(Charts and diagrams as code)
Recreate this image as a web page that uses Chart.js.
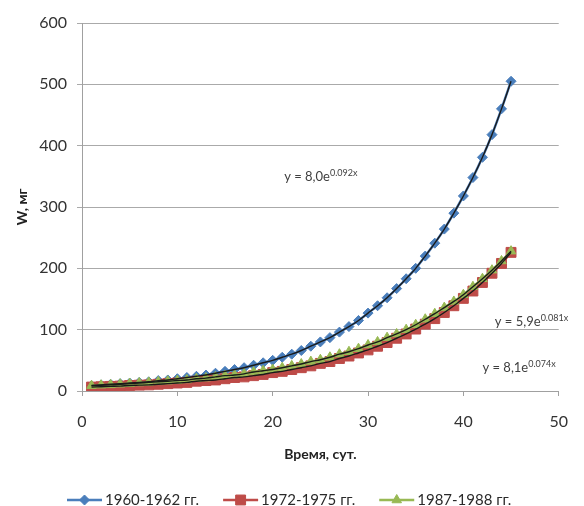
<!DOCTYPE html>
<html lang="ru">
<head>
  <meta charset="UTF-8">
  <title>W, мг — Время, сут.</title>
  <style>
    html, body { margin: 0; padding: 0; background: #fff; }
    #wrap { width: 584px; height: 506px; }
  </style>
  <script src="https://cdn.jsdelivr.net/npm/chart.js@4/dist/chart.umd.min.js"></script>
</head>
<body>
  <div id="wrap"><canvas id="chart" width="584" height="506"></canvas></div>

  <script>
    // дни наблюдений
    const days = [1, 2, 3, 4, 5, 6, 7, 8, 9, 10, 11, 12, 13, 14, 15, 16, 17, 18, 19, 20,
      21, 22, 23, 24, 25, 26, 27, 28, 29, 30, 31, 32, 33, 34, 35, 36, 37, 38, 39, 40,
      41, 42, 43, 44, 45];

    // масса W, мг
    const w1960 = [9, 10, 11, 12, 13, 14, 15, 17, 18, 20, 22, 24, 26, 29, 32, 35, 38, 42, 46, 50,
      55, 60, 66, 73, 80, 87, 96, 105, 115, 127, 139, 152, 167, 183, 200, 220, 241, 264, 290, 318,
      348, 381, 418, 460, 505];
    const w1972 = [6.4, 7, 7.5, 8, 9, 9.5, 10, 11, 12, 13, 14, 16, 17, 18, 20, 22, 23, 25, 27, 30,
      32, 35, 38, 41, 45, 48, 53, 57, 62, 67, 73, 79, 86, 93, 101, 109, 118, 128, 139, 151,
      163, 177, 192, 208, 226];
    const w1987 = [8.7, 9.4, 10, 11, 12, 13, 14, 15, 16, 17, 18, 20, 21, 23, 25, 26, 28, 31, 33, 35,
      38, 41, 44, 48, 51, 55, 60, 64, 69, 75, 80, 87, 93, 100, 108, 117, 126, 136, 146, 157,
      170, 183, 197, 212, 228];

    const seriesNames = ['1960-1962 гг.', '1972-1975 гг.', '1987-1988 гг.'];
    const seriesColors = ['#4A7EBB', '#BE4B48', '#98B954'];
    const seriesMarkers = ['rectRot', 'rect', 'triangle'];
    const markerSizes = [5, 7, 5.5];

    // подписи линий тренда
    const trendLabels = [
      { base: 'y = 8,0e', exp: '0.092x', x: 21.2, y: 349 },
      { base: 'y = 5,9e', exp: '0.081x', x: 43.3, y: 112 },
      { base: 'y = 8,1e', exp: '0.074x', x: 42.0, y: 37 }
    ];

    const xTicks = [0, 10, 20, 30, 40, 50];
    const yTicks = [0, 100, 200, 300, 400, 500, 600];

    const FONT = 'Lato, "Open Sans", sans-serif';
    const allSeries = [w1960, w1972, w1987];

    function toPoints(arr) {
      return days.map((d, i) => ({ x: d, y: arr[i] }));
    }

    const datasets = [];
    // линии тренда (тонкие чёрные) поверх
    allSeries.forEach((arr, i) => {
      datasets.push({
        label: 'trend' + i,
        data: toPoints(arr),
        borderColor: '#1a1a1a',
        borderWidth: 1.4,
        pointRadius: 0,
        tension: 0.3,
        order: 0
      });
    });
    // основные ряды
    allSeries.forEach((arr, i) => {
      datasets.push({
        label: seriesNames[i],
        data: toPoints(arr),
        borderColor: seriesColors[i],
        backgroundColor: seriesColors[i],
        borderWidth: 2.5,
        pointStyle: seriesMarkers[i],
        pointRadius: markerSizes[i],
        pointBorderWidth: 1,
        pointBorderColor: seriesColors[i],
        pointBackgroundColor: seriesColors[i],
        tension: 0.3,
        order: 3 - i
      });
    });

    // подписи уравнений с показателем степени
    const trendLabelPlugin = {
      id: 'trendLabelPlugin',
      afterDatasetsDraw(chart) {
        const ctx = chart.ctx;
        const xs = chart.scales.x, ys = chart.scales.y;
        ctx.save();
        ctx.fillStyle = '#404040';
        ctx.textBaseline = 'middle';
        ctx.textAlign = 'left';
        trendLabels.forEach(t => {
          const px = xs.getPixelForValue(t.x);
          const py = ys.getPixelForValue(t.y);
          ctx.font = '13px ' + FONT;
          ctx.fillText(t.base, px, py);
          const w = ctx.measureText(t.base).width;
          ctx.font = '9px ' + FONT;
          ctx.fillText(t.exp, px + w, py - 4);
        });
        ctx.restore();
      }
    };

    // легенда: линия с маркером и подпись
    const legendPlugin = {
      id: 'lineLegend',
      afterDraw(chart) {
        const ctx = chart.ctx;
        const y = 500;
        let x = 67;
        ctx.save();
        ctx.textBaseline = 'middle';
        ctx.textAlign = 'left';
        ctx.font = '15px ' + FONT;
        seriesNames.forEach((name, i) => {
          ctx.strokeStyle = seriesColors[i];
          ctx.lineWidth = 2.5;
          ctx.beginPath();
          ctx.moveTo(x, y);
          ctx.lineTo(x + 35, y);
          ctx.stroke();
          ctx.fillStyle = seriesColors[i];
          ctx.lineWidth = 1;
          Chart.helpers.drawPoint(ctx, {
            pointStyle: seriesMarkers[i],
            radius: markerSizes[i],
            rotation: 0,
            borderWidth: 1
          }, x + 17.5, y);
          ctx.fillStyle = '#2a2a2a';
          ctx.fillText(name, x + 38, y);
          x += 38 + ctx.measureText(name).width + 24;
        });
        ctx.restore();
      }
    };

    new Chart(document.getElementById('chart'), {
      type: 'line',
      data: { datasets: datasets },
      options: {
        responsive: false,
        animation: false,
        layout: { padding: { top: 23, right: 22, bottom: 43, left: 8 } },
        plugins: {
          legend: { display: false },
          tooltip: { enabled: false }
        },
        scales: {
          x: {
            type: 'linear',
            min: 0,
            max: 50,
            afterBuildTicks(scale) { scale.ticks = xTicks.map(v => ({ value: v })); },
            afterFit(scale) { scale.height = 72; },
            grid: { drawOnChartArea: false, color: '#a0a0a0', tickLength: 5 },
            border: { color: '#a0a0a0', width: 1 },
            ticks: { color: '#333', font: { family: FONT, size: 16 }, padding: 16 },
            title: {
              display: true,
              text: 'Время, сут.',
              color: '#222',
              font: { family: FONT, size: 14, weight: 'bold' },
              padding: { top: 0, bottom: 0 }
            }
          },
          y: {
            min: 0,
            max: 600,
            afterBuildTicks(scale) { scale.ticks = yTicks.map(v => ({ value: v })); },
            afterFit(scale) { scale.width = 74; },
            grid: { color: '#aaaaaa', tickLength: 5 },
            border: { color: '#a0a0a0', width: 1 },
            ticks: { color: '#333', font: { family: FONT, size: 16 }, padding: 10 },
            title: {
              display: true,
              text: 'W, мг',
              color: '#222',
              font: { family: FONT, size: 14, weight: 'bold' },
              padding: { top: 6, bottom: 0 }
            }
          }
        }
      },
      plugins: [trendLabelPlugin, legendPlugin]
    });
  </script>
</body>
</html>
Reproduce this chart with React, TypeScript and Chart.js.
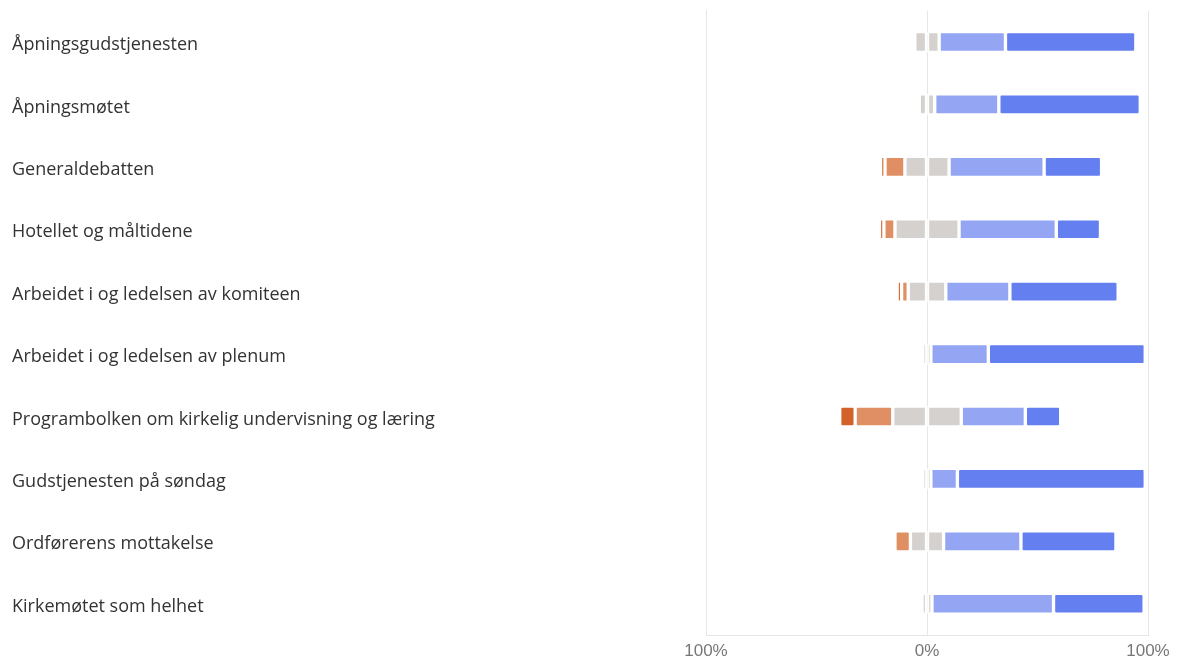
import React, { useEffect, useRef } from "react";
import { Chart, registerables } from "chart.js";

Chart.register(...registerables);

const categories = [
  "Åpningsgudstjenesten",
  "Åpningsmøtet",
  "Generaldebatten",
  "Hotellet og måltidene",
  "Arbeidet i og ledelsen av komiteen",
  "Arbeidet i og ledelsen av plenum",
  "Programbolken om kirkelig undervisning og læring",
  "Gudstjenesten på søndag",
  "Ordførerens mottakelse",
  "Kirkemøtet som helhet",
];

// percentages of responses
const veryNegative = [0, 0, 2, 2, 2, 0, 7, 0, 0, 0];
const negative = [0, 0, 9, 5, 3, 0, 17, 0, 7, 0];
const neutral = [11, 7, 20, 29, 17, 3.5, 31, 3.5, 15, 4.5];
const positive = [30, 29, 43, 44, 29, 26, 29, 12, 35, 55];
const veryPositive = [59, 64, 26, 20, 49, 71, 16, 85, 43, 41];

const xTicks = [-100, 0, 100];

const colors = {
  veryNegative: "#D2622A",
  negative: "#E08F64",
  neutral: "#D4D1CE",
  positive: "#94A5F4",
  veryPositive: "#647FF0",
};

export default function App() {
  const ref = useRef<HTMLCanvasElement | null>(null);

  useEffect(() => {
    if (!ref.current) return;
    const halfNeutral = neutral.map((v) => v / 2);
    const common = {
      borderColor: "#ffffff",
      borderWidth: 2,
      borderSkipped: false as const,
      borderRadius: 3,
      barThickness: 21,
      stack: "s",
    };
    const chart = new Chart(ref.current, {
      type: "bar",
      data: {
        labels: categories,
        datasets: [
          { ...common, label: "Nøytral-", data: halfNeutral.map((v) => -v), backgroundColor: colors.neutral },
          { ...common, label: "Negativ", data: negative.map((v) => -v), backgroundColor: colors.negative },
          { ...common, label: "Svært negativ", data: veryNegative.map((v) => -v), backgroundColor: colors.veryNegative },
          { ...common, label: "Nøytral+", data: halfNeutral, backgroundColor: colors.neutral },
          { ...common, label: "Positiv", data: positive, backgroundColor: colors.positive },
          { ...common, label: "Svært positiv", data: veryPositive, backgroundColor: colors.veryPositive },
        ],
      },
      options: {
        indexAxis: "y",
        animation: false,
        responsive: true,
        maintainAspectRatio: false,
        layout: { padding: { left: 12, top: 10, right: 32, bottom: 1 } },
        plugins: { legend: { display: false }, tooltip: { enabled: false } },
        scales: {
          x: {
            stacked: true,
            min: -100,
            max: 100,
            afterBuildTicks: (scale: any) => {
              scale.ticks = xTicks.map((v) => ({ value: v }));
            },
            afterFit: (scale: any) => {
              scale.height = 26;
            },
            grid: { color: "#e6e6e6", drawTicks: false, lineWidth: 1 },
            border: { color: "#e6e6e6" },
            ticks: {
              padding: 6,
              color: "#777777",
              font: { family: "Liberation Sans", size: 17 },
              callback: (v: any) => Math.abs(Number(v)) + "%",
            },
          },
          y: {
            stacked: true,
            grid: { display: false, drawTicks: false },
            border: { color: "#e6e6e6" },
            afterFit: (scale: any) => {
              scale.width = 694;
            },
            ticks: {
              crossAlign: "far",
              color: "#333333",
              padding: 0,
              labelOffset: 3,
              font: { family: "Open Sans", size: 18 },
            },
          },
        },
      },
    });
    return () => chart.destroy();
  }, []);

  return (
    <div style={{ position: "fixed", left: 0, top: 0, width: 1180, height: 662, background: "#fff" }}>
      <canvas ref={ref} />
    </div>
  );
}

*Objective*: Output exactly the lines above, from the line with "Reproduce this chart" to the line with "const ref = useRef<HTMLCanvasElement", both included; skip the pictures.

*The completed task*:
Reproduce this chart with React, TypeScript and Chart.js.
import React, { useEffect, useRef } from "react";
import { Chart, registerables } from "chart.js";

Chart.register(...registerables);

const categories = [
  "Åpningsgudstjenesten",
  "Åpningsmøtet",
  "Generaldebatten",
  "Hotellet og måltidene",
  "Arbeidet i og ledelsen av komiteen",
  "Arbeidet i og ledelsen av plenum",
  "Programbolken om kirkelig undervisning og læring",
  "Gudstjenesten på søndag",
  "Ordførerens mottakelse",
  "Kirkemøtet som helhet",
];

// percentages of responses
const veryNegative = [0, 0, 2, 2, 2, 0, 7, 0, 0, 0];
const negative = [0, 0, 9, 5, 3, 0, 17, 0, 7, 0];
const neutral = [11, 7, 20, 29, 17, 3.5, 31, 3.5, 15, 4.5];
const positive = [30, 29, 43, 44, 29, 26, 29, 12, 35, 55];
const veryPositive = [59, 64, 26, 20, 49, 71, 16, 85, 43, 41];

const xTicks = [-100, 0, 100];

const colors = {
  veryNegative: "#D2622A",
  negative: "#E08F64",
  neutral: "#D4D1CE",
  positive: "#94A5F4",
  veryPositive: "#647FF0",
};

export default function App() {
  const ref = useRef<HTMLCanvasElement | null>(null);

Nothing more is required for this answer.